Sensible Justice: Alternatives to Prison. - book reviews

Washington Monthly, Dec, 1997 by Joseph D. McNamara

Reader beware: Sensible Justice: Alternative to Prison is not what it appears at first glance. The subtitle of the book suggests, and the bookjacket promises, that the author will explore "creative solutions some states and cities nationwide have devised to tackle America's expensive and controversial prison problem" Instead, David Anderson, a journalist and former member of the New York Times board, provides a more or less conventional journalistic road map of how we made prisons a growth industry.

Granted, there is much to examine concerning the vast increase in the number of Americans incarcerated over the past two decades. It is remarkable that we now have roughly 1.5 million people behind bars and 45 million under some form of penal control -- most of whom have been sentenced for nonviolent crimes. But even in exploring this phenomenon, Anderson oversimplifies, claiming that Republicans, the prison-building industry, and the National Rifle Association were the prime movers in the enactment of more punitive policies. The NRA did call for increased penalties for the use of firearms during a crime as a way of obstructing gun-control legislation, but those sentenced under so-called firearm enhancements make up a minor percentage of those incarcerated. The prison-building lobby came along after the political rhetoric denouncing crime. And although many Republicans like to rage about law and order, the harshest mandatory sentences in history were passed by a Democratically controlled Congress. Likewise, severe sentences-including the death penalty for some 50-odd federal crimes-increasingly have been championed by President Clinton, who has boasted that he must be doing something right because there were more than a million Americans in prison. Anderson also fails to mention that it was Barry Goldwater and Lyndon Johnson who first raised crime as a national issue in presidential campaigns (until then, it was viewed as a local matter), leading to increased publicity and alarm, and producing the present "crisis" atmosphere legislation on federal and local levels.

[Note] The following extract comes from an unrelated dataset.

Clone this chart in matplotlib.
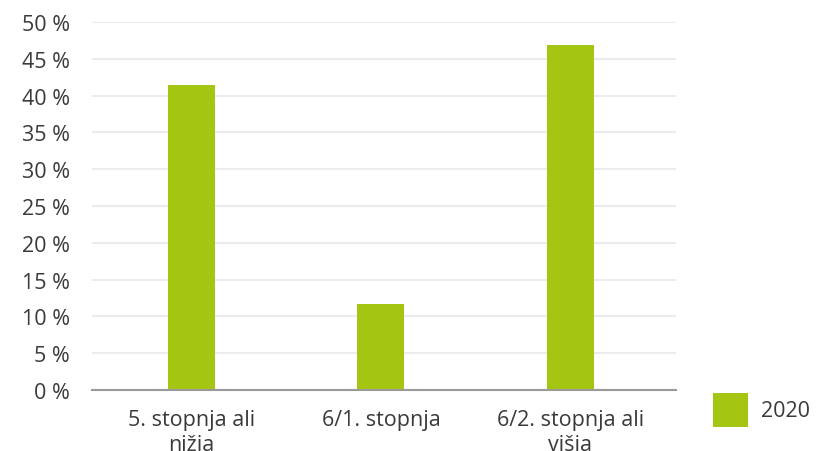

Moreover, although Anderson does allow that journalists helped create the public fear by sensationalizing crime, he barely scratches the surface of the media's culpability. A media study showed that from 1993 through 1996, while the nation's homicide rate was decreasing by 20 percent, television news coverage of murders rose 721 percent. The present corrupt, racist, violent, and ineffective prison system could not exist without media complicity. A journalist like Anderson could have shed light on a phenomenon that conditioned the American public to approve present policies.

Anderson does deserve credit for pointing out the basic inhumanity of those policies, and through anecdotes he tries to combat the dehumanizing of criminals that allows the present treatment. He weakens his own arguments, however, by supporting unproven claims that tough police methods and the increased number of people confined have been partially responsible for decreasing crime rates over the past five years.

Getting down to the actual task of exploring alternatives to the current penal system, Anderson makes a courageous plea for temperance in a time of public anger over crime, perceived failure of the courts and correctional programs, and increasing political demagoguery. But his arguments are less than compelling -- and unlikely to influence politicians in the current "tough on crime" atmosphere. He praises mentoring by parole agents and others; sentencing to community work, residential confinement, boot camps, drug treatment; and a variety of approaches in opposition to prison. However, he acknowledges that for the most part, evaluation of these programs does not show lower rates of recidivism for participants. Furthermore, some of the programs that claim success are too new to judge and in many cases are evaluated by those running the programs, with the inevitable inflated claims of success. Finally, while he points out that recidivism rates for offenders who have been incarcerated are no better -- and the fiscal costs of incarceration considerably higher -- than the alternatives to prison, this argument is unlikely to sway public opinion. Polls show that Americans are still fearful of crime and angry at criminals. As such, the public is unlikely to be persuaded that tax dollars spent for prisons are wasted. Most disappointingly, Anderson fails to examine what is perhaps the most promising alternative to the current system of mass incarceration: decriminalizing drug use. By the turn of the millenium it is likely that the majority of inmates will be serving time for non-violent drug offenses. Consequently, it's hard to' understand why the decriminalization option doesn't at least bear exploration.

Joseph D. McNamara, retired police chief of San Jose, Calif., and author of five books, is currently a research fellow at the Hoover Institution.